WRITTEN TASK: Include in the output exactly the lines from the opening of the data through the line containing "from matplotlib.patches import Ellipse", and nothing more.

RECORDED INFORMATION:
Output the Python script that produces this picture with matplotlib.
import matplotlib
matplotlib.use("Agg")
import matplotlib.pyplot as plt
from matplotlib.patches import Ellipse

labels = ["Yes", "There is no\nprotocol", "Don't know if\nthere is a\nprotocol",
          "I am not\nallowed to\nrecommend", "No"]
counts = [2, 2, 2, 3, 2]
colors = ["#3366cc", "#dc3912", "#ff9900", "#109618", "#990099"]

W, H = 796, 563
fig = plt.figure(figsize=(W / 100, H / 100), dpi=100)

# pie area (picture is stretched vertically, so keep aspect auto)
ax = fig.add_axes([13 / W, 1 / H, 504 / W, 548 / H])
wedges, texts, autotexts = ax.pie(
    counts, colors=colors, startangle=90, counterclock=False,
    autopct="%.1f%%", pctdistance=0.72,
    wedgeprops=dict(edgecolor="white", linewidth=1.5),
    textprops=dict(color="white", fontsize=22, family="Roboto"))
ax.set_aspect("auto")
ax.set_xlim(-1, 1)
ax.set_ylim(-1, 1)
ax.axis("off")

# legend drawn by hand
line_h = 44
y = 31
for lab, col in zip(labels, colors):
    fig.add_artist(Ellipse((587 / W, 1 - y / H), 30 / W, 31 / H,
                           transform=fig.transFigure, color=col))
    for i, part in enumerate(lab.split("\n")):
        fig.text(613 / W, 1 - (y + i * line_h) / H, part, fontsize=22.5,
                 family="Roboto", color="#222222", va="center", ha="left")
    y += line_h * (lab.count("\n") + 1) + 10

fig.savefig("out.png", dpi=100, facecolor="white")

COMPLETED EXERCISE:
Output the Python script that produces this picture with matplotlib.
import matplotlib
matplotlib.use("Agg")
import matplotlib.pyplot as plt
from matplotlib.patches import Ellipse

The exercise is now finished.